We are using the HBase-indexer (KeyValue Store Indexer service) for indexing in NRT into Solr new/modified HBase data.
Information : The service (KeyValue Store Indexer) is configured with 10GB of memory on 6 hosts - the 6 data-nodes.
Recently, we have observed in one of our clusters that all the resident service "KeyValue Store Indexer" were down.
Some hours and many tests later, we have reach the conclusion that the service encounter an out of memory.
When we restart the service, it encounter an OOM within seconds.
I made an head-dump of one of the service, and it shows an accumulation of objects.
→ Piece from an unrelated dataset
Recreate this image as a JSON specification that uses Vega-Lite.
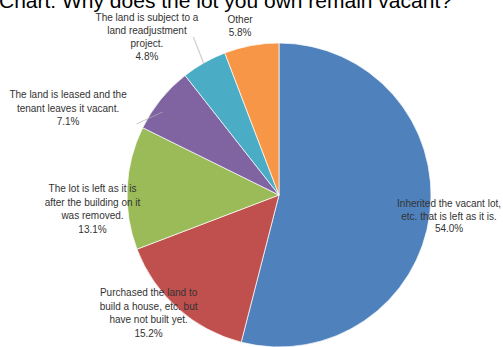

I interpret this like this :
- The service boot
- It tried to load in memory every sepEvent/WAL entry available
- The JVM blows up when reaching the max heap size
My question is :
- Is there a way to "throttle" the number of sepEvents/WAL entries consummed by the service KeyValue Store Indexer in order to "manage" the memory ?
There is one particular indexer that seems to have an issue.
| Host | Queue size | Size all HLogs | Current HLog | Age last | TS last | Peer | | | (incl. current) | (excl. current) | progress | shipped op | shipped op | count | | xxxxxxxx.xxx.xxxxx.xxx.xxx.xxxx,60020,14853716 | 208 | 12024.3 MB | 35 % | (enable jmx) | unknown | unkno |
Seems like the indexer do not manage to process the "queue". The size of the queue correspond to 208 oldWALs referenced and not purged from HBase (because they are referenced by the indexer).
In these WALs there is only little data regarding the corresponding HBase table.
I guess there is in one of these WALs some corrupt data that the indexer do not manage to process and get stuck ? And until it is processed, the WALs will keep to pill up.
I'll raise a support ticket about that. Because it's clearly not easy to spot the initial issue leading to this. And how it can be fixed without deleting/reinstalling the indexer.
For the moment we have not managed to narrow down the issue with the support and I was forced to clean the plateform.
So the investigation are suspended right now.